** START Supplied records **
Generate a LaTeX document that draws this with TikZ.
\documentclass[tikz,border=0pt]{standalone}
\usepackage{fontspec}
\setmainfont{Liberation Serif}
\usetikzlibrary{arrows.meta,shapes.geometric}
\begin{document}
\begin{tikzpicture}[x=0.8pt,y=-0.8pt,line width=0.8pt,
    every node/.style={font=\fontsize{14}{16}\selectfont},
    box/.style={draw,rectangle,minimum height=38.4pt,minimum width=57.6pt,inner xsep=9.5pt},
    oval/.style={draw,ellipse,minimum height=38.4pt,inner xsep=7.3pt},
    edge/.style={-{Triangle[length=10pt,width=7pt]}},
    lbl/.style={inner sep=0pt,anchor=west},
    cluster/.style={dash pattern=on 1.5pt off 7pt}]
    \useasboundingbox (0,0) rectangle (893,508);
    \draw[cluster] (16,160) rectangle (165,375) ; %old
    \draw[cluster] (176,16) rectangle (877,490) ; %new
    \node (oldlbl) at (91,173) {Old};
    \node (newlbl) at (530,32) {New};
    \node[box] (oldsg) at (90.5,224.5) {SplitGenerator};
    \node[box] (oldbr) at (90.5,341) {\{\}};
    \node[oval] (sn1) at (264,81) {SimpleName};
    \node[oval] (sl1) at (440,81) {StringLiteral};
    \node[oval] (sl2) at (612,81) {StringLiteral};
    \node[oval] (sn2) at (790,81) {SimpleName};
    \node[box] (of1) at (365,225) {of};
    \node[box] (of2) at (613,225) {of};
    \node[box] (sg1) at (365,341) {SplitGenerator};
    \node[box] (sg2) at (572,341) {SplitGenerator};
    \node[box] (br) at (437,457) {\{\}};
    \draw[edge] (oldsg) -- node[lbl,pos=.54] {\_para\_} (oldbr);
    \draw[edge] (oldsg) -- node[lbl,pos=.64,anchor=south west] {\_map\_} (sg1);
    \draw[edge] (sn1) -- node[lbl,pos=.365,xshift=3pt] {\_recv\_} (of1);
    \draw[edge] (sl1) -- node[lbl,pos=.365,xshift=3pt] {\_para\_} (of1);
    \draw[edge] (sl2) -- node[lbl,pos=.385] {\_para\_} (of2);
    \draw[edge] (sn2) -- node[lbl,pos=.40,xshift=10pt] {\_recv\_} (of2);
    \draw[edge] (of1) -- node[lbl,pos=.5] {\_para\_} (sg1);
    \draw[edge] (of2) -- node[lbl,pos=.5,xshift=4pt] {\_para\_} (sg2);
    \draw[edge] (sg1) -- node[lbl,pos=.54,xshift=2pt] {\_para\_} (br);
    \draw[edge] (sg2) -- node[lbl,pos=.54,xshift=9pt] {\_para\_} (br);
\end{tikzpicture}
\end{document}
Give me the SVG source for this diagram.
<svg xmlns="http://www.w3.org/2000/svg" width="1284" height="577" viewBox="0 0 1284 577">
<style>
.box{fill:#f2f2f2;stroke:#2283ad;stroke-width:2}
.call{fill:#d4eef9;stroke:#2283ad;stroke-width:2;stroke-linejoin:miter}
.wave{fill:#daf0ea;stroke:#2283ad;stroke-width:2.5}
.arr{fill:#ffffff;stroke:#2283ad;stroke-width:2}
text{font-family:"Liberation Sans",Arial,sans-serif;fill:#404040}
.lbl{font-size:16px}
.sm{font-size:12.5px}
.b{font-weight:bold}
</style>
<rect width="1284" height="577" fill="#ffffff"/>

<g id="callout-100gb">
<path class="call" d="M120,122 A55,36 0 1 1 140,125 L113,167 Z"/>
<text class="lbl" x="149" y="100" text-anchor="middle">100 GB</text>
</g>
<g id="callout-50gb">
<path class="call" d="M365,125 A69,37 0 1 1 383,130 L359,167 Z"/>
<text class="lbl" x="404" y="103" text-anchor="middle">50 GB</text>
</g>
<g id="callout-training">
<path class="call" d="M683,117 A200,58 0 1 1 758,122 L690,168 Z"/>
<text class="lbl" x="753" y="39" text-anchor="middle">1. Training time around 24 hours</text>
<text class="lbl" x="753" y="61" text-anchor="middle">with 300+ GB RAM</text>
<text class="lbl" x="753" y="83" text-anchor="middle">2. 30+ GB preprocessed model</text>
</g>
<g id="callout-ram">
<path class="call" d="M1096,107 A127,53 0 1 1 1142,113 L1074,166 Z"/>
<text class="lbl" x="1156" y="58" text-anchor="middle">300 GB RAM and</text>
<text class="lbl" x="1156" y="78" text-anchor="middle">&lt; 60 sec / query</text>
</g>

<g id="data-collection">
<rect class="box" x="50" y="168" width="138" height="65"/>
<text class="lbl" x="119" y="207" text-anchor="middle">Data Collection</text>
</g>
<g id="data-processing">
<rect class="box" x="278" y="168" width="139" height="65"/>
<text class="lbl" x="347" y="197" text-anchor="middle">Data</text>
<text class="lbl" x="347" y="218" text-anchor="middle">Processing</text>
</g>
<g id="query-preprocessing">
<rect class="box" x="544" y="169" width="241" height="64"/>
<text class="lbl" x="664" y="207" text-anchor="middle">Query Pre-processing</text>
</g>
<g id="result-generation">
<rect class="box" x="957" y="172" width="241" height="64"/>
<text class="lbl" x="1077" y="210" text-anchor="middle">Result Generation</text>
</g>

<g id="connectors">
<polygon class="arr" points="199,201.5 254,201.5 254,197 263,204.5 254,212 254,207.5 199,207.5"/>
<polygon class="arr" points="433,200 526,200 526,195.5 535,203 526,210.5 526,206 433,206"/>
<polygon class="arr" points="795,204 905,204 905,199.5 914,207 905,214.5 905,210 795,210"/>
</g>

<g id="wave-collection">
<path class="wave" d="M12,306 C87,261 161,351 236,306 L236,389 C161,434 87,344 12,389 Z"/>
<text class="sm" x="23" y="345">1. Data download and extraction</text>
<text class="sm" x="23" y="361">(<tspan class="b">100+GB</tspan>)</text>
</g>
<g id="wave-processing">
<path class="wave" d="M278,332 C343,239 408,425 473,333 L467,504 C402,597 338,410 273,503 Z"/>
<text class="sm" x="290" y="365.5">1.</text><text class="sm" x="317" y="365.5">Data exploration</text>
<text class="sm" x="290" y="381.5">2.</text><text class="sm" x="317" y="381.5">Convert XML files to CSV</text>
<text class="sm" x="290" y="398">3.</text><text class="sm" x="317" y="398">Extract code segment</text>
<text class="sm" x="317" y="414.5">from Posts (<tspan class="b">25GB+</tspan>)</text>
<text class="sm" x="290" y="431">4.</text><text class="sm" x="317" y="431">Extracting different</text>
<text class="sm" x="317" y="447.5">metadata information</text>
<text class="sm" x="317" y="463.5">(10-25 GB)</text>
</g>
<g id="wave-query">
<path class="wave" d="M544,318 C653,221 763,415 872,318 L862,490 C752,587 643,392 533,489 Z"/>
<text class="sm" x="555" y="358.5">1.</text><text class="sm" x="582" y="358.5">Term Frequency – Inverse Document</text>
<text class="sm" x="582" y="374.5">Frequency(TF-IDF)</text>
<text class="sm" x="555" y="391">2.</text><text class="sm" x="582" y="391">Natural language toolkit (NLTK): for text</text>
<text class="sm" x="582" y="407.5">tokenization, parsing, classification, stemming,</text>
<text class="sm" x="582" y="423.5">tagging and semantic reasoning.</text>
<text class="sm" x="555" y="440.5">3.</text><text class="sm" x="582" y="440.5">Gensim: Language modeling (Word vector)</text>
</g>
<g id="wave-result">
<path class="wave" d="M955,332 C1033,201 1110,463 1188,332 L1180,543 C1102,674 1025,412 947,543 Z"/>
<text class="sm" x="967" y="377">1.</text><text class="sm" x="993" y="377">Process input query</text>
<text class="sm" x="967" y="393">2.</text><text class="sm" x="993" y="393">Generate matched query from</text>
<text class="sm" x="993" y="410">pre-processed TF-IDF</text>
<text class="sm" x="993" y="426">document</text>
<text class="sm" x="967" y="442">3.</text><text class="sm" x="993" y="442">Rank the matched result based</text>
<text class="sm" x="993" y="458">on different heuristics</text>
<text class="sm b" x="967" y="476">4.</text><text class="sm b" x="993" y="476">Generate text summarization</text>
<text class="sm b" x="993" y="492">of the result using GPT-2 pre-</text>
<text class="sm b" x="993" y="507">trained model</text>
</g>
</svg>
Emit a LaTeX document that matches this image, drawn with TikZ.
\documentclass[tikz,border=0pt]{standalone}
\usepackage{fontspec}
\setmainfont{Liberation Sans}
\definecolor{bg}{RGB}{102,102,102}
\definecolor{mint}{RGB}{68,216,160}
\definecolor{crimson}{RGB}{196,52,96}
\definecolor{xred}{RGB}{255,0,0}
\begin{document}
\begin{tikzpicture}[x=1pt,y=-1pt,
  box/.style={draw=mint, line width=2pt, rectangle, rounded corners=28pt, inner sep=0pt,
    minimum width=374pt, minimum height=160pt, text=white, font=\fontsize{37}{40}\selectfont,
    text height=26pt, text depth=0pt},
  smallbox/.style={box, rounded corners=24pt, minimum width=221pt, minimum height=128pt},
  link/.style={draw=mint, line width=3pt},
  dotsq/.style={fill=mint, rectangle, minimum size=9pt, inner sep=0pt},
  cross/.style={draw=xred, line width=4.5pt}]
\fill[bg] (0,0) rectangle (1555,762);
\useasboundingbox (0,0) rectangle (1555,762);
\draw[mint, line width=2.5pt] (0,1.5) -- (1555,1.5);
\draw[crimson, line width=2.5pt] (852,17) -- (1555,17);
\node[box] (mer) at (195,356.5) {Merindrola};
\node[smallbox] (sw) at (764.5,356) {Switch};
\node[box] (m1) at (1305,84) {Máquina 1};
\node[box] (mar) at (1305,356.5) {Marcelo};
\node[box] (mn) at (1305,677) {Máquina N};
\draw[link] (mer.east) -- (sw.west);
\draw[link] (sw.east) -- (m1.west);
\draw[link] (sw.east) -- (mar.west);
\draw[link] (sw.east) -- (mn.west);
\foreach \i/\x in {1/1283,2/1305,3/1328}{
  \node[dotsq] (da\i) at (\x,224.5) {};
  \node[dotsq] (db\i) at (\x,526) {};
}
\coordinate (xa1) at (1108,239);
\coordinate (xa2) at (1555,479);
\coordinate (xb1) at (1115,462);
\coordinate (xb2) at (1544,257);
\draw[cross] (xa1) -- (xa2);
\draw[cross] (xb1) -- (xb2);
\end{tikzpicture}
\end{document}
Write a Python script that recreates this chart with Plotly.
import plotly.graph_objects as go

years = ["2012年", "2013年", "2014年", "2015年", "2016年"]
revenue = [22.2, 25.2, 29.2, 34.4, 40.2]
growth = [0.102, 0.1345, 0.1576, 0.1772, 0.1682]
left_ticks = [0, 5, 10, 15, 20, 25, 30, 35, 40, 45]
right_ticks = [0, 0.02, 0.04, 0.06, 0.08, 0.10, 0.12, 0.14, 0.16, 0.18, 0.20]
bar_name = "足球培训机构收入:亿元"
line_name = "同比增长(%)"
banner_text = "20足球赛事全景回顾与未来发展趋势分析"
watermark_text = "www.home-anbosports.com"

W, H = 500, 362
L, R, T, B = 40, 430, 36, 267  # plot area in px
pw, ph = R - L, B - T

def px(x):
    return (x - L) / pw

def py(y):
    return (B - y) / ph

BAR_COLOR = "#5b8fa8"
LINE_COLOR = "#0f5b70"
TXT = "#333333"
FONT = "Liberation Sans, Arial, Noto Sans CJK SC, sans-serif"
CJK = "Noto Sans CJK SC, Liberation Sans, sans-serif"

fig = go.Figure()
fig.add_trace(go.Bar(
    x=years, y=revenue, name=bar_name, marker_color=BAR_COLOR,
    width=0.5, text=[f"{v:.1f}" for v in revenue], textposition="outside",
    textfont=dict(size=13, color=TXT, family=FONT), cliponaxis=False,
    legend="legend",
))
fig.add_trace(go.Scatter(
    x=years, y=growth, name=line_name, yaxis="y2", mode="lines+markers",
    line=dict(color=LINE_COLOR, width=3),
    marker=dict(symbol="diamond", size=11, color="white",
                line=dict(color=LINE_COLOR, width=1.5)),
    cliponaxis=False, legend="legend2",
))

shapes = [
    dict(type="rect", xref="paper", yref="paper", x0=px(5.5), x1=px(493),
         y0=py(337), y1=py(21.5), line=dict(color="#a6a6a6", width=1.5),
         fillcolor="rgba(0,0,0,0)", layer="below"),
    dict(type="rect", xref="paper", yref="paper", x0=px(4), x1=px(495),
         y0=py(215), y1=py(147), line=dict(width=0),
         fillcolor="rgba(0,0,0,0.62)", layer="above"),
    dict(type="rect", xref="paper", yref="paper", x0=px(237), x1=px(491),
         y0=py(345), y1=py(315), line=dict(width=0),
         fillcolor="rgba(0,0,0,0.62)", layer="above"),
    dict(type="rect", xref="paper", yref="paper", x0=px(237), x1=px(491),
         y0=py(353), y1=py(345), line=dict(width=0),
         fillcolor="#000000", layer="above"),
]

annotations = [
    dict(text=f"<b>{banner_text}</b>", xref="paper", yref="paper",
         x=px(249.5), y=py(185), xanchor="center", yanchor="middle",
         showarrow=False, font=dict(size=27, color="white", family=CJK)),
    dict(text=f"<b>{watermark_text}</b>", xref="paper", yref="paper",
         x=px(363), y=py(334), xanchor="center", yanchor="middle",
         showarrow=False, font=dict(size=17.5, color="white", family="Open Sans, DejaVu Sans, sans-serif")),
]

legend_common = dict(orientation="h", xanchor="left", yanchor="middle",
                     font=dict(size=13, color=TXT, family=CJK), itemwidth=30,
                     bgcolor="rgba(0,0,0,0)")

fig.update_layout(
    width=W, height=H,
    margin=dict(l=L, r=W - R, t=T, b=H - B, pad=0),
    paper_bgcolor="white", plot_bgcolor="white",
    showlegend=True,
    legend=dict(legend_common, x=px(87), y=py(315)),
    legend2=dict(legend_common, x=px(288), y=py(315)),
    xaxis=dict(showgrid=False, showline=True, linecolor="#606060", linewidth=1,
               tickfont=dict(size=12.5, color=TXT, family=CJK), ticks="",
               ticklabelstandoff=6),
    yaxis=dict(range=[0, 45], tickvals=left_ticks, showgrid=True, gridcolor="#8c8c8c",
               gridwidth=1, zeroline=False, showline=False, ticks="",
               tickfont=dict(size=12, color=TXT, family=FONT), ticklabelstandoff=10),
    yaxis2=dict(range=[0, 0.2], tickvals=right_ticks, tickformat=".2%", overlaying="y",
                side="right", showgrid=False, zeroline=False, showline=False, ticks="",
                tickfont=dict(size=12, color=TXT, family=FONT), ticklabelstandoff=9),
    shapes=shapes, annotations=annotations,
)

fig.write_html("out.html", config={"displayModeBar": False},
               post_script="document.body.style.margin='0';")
** END Supplied records **
State the count of lines that contain the string "with". Nothing else is needed.

Result of this exercise = 4